In the latest insurgent attacks, one American soldier was killed Friday and seven others were wounded by a roadside bomb outside Beiji, 155 miles north of Baghdad, the U.S. command said. Another American soldier died Thursday when a U.S. Army Stryker combat vehicle detonated anti-tank mines in Mosul.

At least 1,443 American military personnel have died in Iraq since the war began in March 2003.

Meanwhile, gunmen seized Giuliana Sgrena, a journalist for the Italian newspaper Il Manifesto, in a hail of gunfire after blocking her car near the Baghdad University compound. She had gone to interview refugees from Fallujah and to attend Friday prayers at a nearby mosque, according to Italian radio journalist Barbara Schiavulli.

Italian Interior Minister Giuseppe Pisanu said Sgrena may have been taken by a Sunni gang "who shot at our martyrs of Nasiriyah," referring to the November 2003 bombing of Italian paramilitary barracks in a southern Shiite city.
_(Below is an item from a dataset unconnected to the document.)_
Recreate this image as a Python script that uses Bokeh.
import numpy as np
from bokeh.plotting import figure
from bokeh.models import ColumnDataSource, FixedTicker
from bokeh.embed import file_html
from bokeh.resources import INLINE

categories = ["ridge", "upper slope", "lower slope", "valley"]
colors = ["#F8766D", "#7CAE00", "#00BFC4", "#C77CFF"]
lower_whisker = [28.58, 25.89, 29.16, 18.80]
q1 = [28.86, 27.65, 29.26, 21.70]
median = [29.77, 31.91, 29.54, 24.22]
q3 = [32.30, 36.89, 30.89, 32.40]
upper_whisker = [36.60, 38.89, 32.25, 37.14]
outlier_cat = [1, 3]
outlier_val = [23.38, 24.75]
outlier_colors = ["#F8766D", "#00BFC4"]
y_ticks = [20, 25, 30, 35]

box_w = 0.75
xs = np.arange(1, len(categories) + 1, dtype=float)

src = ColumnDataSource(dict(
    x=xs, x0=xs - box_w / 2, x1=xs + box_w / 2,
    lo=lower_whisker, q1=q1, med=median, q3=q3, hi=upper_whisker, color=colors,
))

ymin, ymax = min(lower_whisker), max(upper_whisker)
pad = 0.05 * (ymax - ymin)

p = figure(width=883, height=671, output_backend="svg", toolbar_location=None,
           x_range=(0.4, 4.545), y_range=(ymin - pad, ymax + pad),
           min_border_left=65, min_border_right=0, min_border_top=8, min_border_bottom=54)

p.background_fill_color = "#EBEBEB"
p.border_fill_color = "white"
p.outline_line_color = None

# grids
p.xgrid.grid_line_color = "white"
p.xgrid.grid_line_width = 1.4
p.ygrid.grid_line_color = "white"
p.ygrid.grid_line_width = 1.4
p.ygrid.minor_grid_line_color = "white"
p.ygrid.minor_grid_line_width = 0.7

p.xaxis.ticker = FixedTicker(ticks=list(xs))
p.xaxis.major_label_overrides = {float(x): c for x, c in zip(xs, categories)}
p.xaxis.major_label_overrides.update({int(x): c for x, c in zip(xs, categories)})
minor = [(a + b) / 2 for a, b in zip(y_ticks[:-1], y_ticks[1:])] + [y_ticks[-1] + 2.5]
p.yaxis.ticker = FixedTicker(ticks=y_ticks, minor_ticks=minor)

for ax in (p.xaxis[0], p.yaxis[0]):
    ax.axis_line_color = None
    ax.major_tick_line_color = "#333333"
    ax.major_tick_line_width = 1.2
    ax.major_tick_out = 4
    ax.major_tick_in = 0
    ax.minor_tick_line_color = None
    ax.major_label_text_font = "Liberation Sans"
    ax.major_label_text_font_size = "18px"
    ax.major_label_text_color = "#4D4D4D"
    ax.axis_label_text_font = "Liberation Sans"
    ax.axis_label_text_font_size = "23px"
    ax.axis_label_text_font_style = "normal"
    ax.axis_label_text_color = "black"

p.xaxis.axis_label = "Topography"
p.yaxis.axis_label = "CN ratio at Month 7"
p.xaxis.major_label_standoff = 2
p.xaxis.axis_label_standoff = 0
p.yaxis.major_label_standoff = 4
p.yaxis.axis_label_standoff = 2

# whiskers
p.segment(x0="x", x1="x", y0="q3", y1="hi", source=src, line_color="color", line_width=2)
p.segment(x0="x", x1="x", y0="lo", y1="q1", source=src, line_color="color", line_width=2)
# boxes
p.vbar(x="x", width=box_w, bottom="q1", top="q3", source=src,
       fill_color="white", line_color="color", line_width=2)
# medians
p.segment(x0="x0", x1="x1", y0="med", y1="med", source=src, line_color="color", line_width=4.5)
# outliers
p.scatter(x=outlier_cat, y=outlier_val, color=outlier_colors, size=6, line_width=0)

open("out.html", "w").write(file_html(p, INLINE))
The 56-year-old Sgrena is the second Italian journalist kidnapped in Iraq, and at least the ninth Italian seized here in recent months. Freelance Italian journalist Enzo Baldoni was abducted and killed in August.
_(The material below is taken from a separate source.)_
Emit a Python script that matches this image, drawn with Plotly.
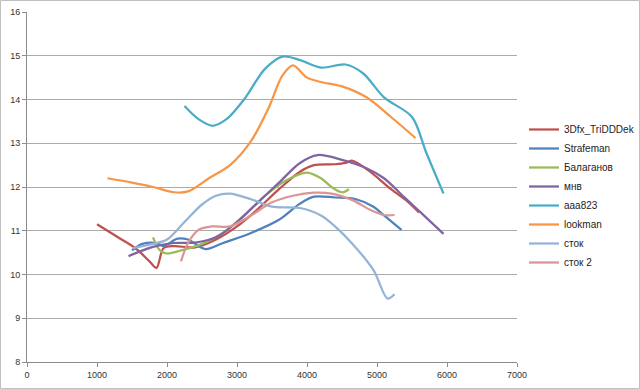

Schiavulli said she received a call from Sgrena's cell phone as the kidnapping was under way. "I couldn't hear anyone talking. ... I heard people shooting," Schiavulli said. "I kept saying, 'Giuliana, Giuliana,' and no answer."

Later, a statement posted on two Islamic militant Web sites in the name of the little-known Islamic Jihad Organization claimed responsibility for the kidnapping and gave Italy 72 hours to withdraw its troops from Iraq. It did not say what would happen after the time passed.

The statement included no picture of the victim or other evidence that the claim was genuine. An official at the Italian Foreign Ministry said authorities were looking into the claim but said they were "far from taking it too seriously" at this stage.

More than 190 foreigners have been abducted in Iraq over the past year. At least 13 remain missing — including a French woman reporter seized last month. More than 30 were killed and the rest were freed or escaped.

U.S. military planners hope that building up Iraqi security forces will help bring stability to the country and allow the Americans to hand over responsibility for fighting the insurgents.

"Our ticket out of here is not going to be written through constant combat operations — we'd be here forever doing that," Brig. Gen. Jeffery Hammond, deputy commander of the U.S. Army's 1st Cavalry Division, told The Associated Press. "Our ticket out of here is the Iraqi security forces."

Lt. Gen. David Petraeus, the U.S. commander of the training effort, praised the Iraqi security forces' performance during the election and promised that "in the months ahead we'll see the addition of a good number of adviser teams that will work with Iraqi elements" in training programs.

There are currently 136,000 members of the Iraqi security forces and military, he told reporters at the Pentagon.